Geplante Einführung der Anschnallpflicht löst erregte Diskussion aus

Verkehr 1975:

Die vom 1. Januar 1976 an gültige Anschnallpflicht auf den Vordersitzen von Personenwagen löst in der Bundesrepublik Deutschland eine emotional gefärbte Debatte um den Sicherheitsgurt aus.

Dabei steht der Nutzen des Sicherheitssystems, wenn es richtig konstruiert und angelegt ist, außerfrage. Ohne Gurte erleiden Autoinsassen bei einem Unfall schon bei geringen Aufprallgeschwindigkeiten oft schwere Verletzungen oder werden getötet. Nach Ansicht von Experten können schwere Augen- und Wirbelsäulenverletzungen, tödliche Halswirbelsäulenbrüche, Bauchverletzungen und Beinverlust mit Todesfolge sowie ernste Armbrüche durch das Anschnallen ganz verhindert werden. Kopfverletzungen, Schnittwunden im Gesicht und der Verlust von Zähnen treten bei Gurtträgern deutlich seltener auf.

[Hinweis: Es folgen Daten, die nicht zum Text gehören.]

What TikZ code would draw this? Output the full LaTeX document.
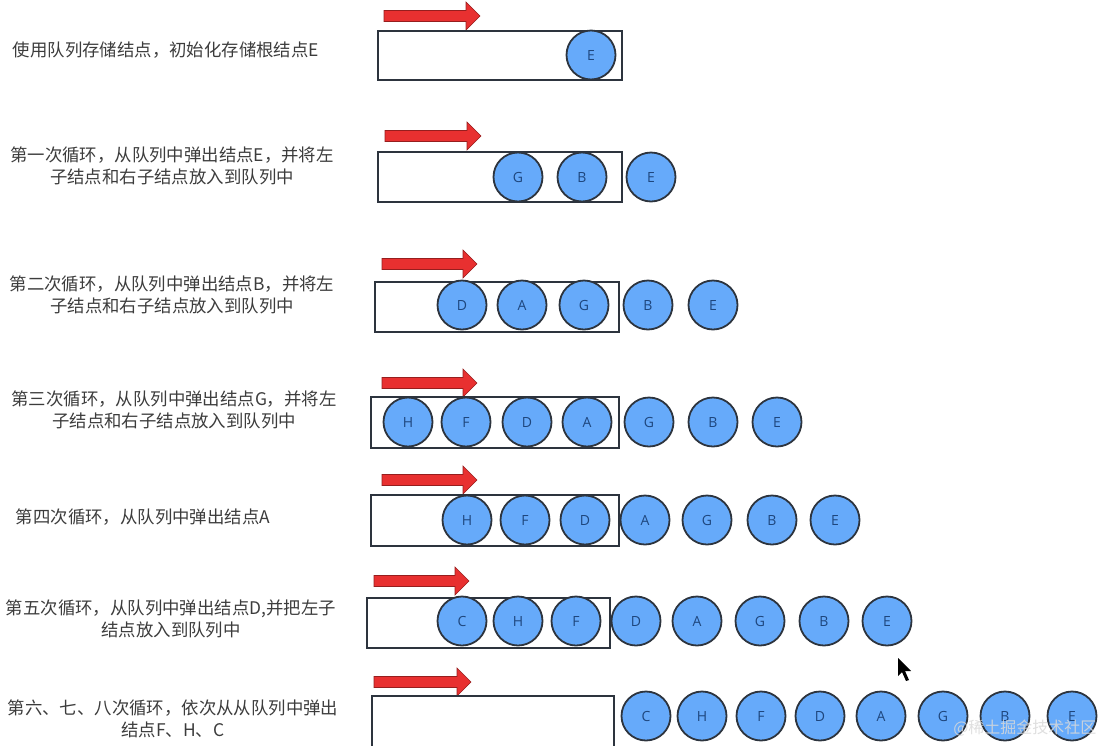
\documentclass[tikz,border=0pt]{standalone}
\usepackage{fontspec}
\newfontfamily\cjk{Noto Sans CJK SC}
\newfontfamily\latinsans{Open Sans}
\definecolor{qfill}{RGB}{102,170,250}
\definecolor{qedge}{RGB}{45,52,62}
\definecolor{qletter}{RGB}{30,70,125}
\definecolor{txtgray}{RGB}{60,60,60}
\definecolor{arrred}{RGB}{232,48,48}
\definecolor{arredge}{RGB}{150,30,30}
\tikzset{
  qn/.style={circle, draw=qedge, line width=1.8pt, fill=qfill, minimum size=49pt, inner sep=0pt,
    font=\latinsans\fontsize{14}{14}\selectfont, text=qletter},
  queuebox/.style={draw=qedge, line width=1.8pt, fill=white, inner sep=0pt},
  lbl/.style={font=\cjk\fontsize{17.4}{21.5}\selectfont, text=txtgray, align=center, inner sep=0pt},
}
\newcommand\qrect[5]{\node[queuebox, minimum width={#4-#2}, minimum height={#5-#3}, anchor=north west] (#1) at (#2,#3) {};}
\newcommand\redarrow[4]{%
  \filldraw[fill=arrred, draw=arredge, line width=0.6pt]
    (#2,{#4-5.5}) -- ({#3-14},{#4-5.5}) -- ({#3-14},{#4-14}) -- (#3,#4) coordinate (#1)
    -- ({#3-14},{#4+14}) -- ({#3-14},{#4+5.5}) -- (#2,{#4+5.5}) -- cycle;}
\begin{document}
\begin{tikzpicture}[x=1pt,y=-1pt]
\useasboundingbox (0,0) rectangle (1105,745);
% ---------- labels ----------
\node[lbl] (t1) at (166,50) {使用队列存储结点，初始化存储根结点E};
\node[lbl] (t2) at (172,166) {第一次循环，从队列中弹出结点E，并将左\\子结点和右子结点放入到队列中};
\node[lbl] (t3) at (172,295) {第二次循环，从队列中弹出结点B，并将左\\子结点和右子结点放入到队列中};
\node[lbl] (t4) at (174,410) {第三次循环，从队列中弹出结点G，并将左\\子结点和右子结点放入到队列中};
\node[lbl] (t5) at (143,517) {第四次循环，从队列中弹出结点A};
\node[lbl] (t6) at (171,619) {第五次循环，从队列中弹出结点D,并把左子\\结点放入到队列中};
\node[lbl] (t7) at (173,719) {第六、七、八次循环，依次从从队列中弹出\\结点F、H、C};
% ---------- row 1 ----------
\redarrow{a1}{384}{480}{16}
\qrect{q1}{377}{30}{621}{79}
\node[qn] (r1E) at (591,55) {E};
% ---------- row 2 ----------
\redarrow{a2}{385}{481}{136}
\qrect{q2}{377}{151}{621}{201}
\node[qn] (r2G) at (518,177) {G};
\node[qn] (r2B) at (582,177) {B};
\node[qn] (r2E) at (651,177) {E};
% ---------- row 3 ----------
\redarrow{a3}{382}{477}{264}
\qrect{q3}{374}{281}{618}{331}
\node[qn] (r3D) at (462,305) {D};
\node[qn] (r3A) at (522,305) {A};
\node[qn] (r3G) at (584,305) {G};
\node[qn] (r3B) at (648,305) {B};
\node[qn] (r3E) at (713,305) {E};
% ---------- row 4 ----------
\redarrow{a4}{382}{477}{383}
\qrect{q4}{370}{396}{618}{447}
\node[qn] (r4H) at (408,422) {H};
\node[qn] (r4F) at (466,422) {F};
\node[qn] (r4D) at (527,422) {D};
\node[qn] (r4A) at (587,422) {A};
\node[qn] (r4G) at (649,422) {G};
\node[qn] (r4B) at (713,422) {B};
\node[qn] (r4E) at (777,422) {E};
% ---------- row 5 ----------
\redarrow{a5}{382}{477}{480}
\qrect{q5}{370}{494}{618}{545}
\node[qn] (r5H) at (467,520) {H};
\node[qn] (r5F) at (525,520) {F};
\node[qn] (r5D) at (585,520) {D};
\node[qn] (r5A) at (645,520) {A};
\node[qn] (r5G) at (707,520) {G};
\node[qn] (r5B) at (772,520) {B};
\node[qn] (r5E) at (835,520) {E};
% ---------- row 6 ----------
\redarrow{a6}{374}{469}{581}
\qrect{q6}{366}{597}{609}{647}
\node[qn] (r6C) at (462,621) {C};
\node[qn] (r6H) at (518,621) {H};
\node[qn] (r6F) at (576,621) {F};
\node[qn] (r6D) at (636,621) {D};
\node[qn] (r6A) at (697,621) {A};
\node[qn] (r6G) at (760,621) {G};
\node[qn] (r6B) at (824,621) {B};
\node[qn] (r6E) at (887,621) {E};
% ---------- row 7 ----------
\redarrow{a7}{374}{471}{682}
\qrect{q7}{371}{695}{613}{750}
\node[qn] (r7C) at (646,716) {C};
\node[qn] (r7H) at (702,716) {H};
\node[qn] (r7F) at (761,716) {F};
\node[qn] (r7D) at (820,716) {D};
\node[qn] (r7A) at (881,716) {A};
\node[qn] (r7G) at (943,716) {G};
\node[qn] (r7B) at (1005,716) {B};
\node[qn] (r7E) at (1072,716) {E};
% ---------- mouse cursor ----------
\fill[black] (898,658) -- (898,676) -- (902,672) -- (906,681) -- (909,680) -- (905,671) -- (911,671) -- cycle;
% ---------- watermark ----------
\node[font=\cjk\fontsize{16}{16}\selectfont, text=white!70!gray, text opacity=0.85, anchor=east] (wm) at (1100,728) {@稀土掘金技术社区};
\end{tikzpicture}
\end{document}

Dennoch begegnen die Bundesbürger der Anschnallpflicht mit großem Misstrauen. Viele haben offenbar Angst, bei einem Unfall ans Auto gefesselt zu sein, den Wagen vor allem bei einem Brand oder beim Fall ins Wasser nicht rechtzeitig verlassen zu können. Diese Art von Unfällen tritt allerdings so selten auf, dass sie statistisch gar nicht erfasst sind. Anderen, so vermuten Psychologen, bedeutet das Angurten eine dauernde Mahnung an die Möglichkeit, in einen Unfall verwickelt zu werden. Diese Assoziation wird lieber verdrängt – der Gurt bleibt am Haken. Hinzu kommt die menschliche Trägheit: Wer jahrelang unfallfrei gefahren ist, zeigt weniger Bereitschaft, Vorkehrungen gegen die Folgen eines Geschehens zu treffen, das scheinbar ohnehin nicht eintrifft.

Entsprechend gering ist die Wirkung der Aufklärungskampagnen, die vom Verkehrsministerium, aber auch von großen Automobilclubs gestartet wurden. Zwar sind große Teile der Bevölkerung inzwischen sehr gut über den Nutzen der Gurte informiert. Die Quote derjenigen, die das Sicherungssystem benutzen, bleibt gering: In geschlossenen Ortschaften, wo sich zwei Drittel aller Unfälle mit Personenschäden ereignen, liegt sie bei 16%, auf Landstraßen und Autobahnen etwas darüber.

Auch nach Einführung der Gurtpflicht wird es kein Bußgeld für Anschnallmuffel geben. Allerdings erwägen die Autoversicherer, nicht angeschnallte Unfallopfer mit dem Verlust von Versicherungsansprüchen oder Minderung von Schadensersatz zu »bestrafen«.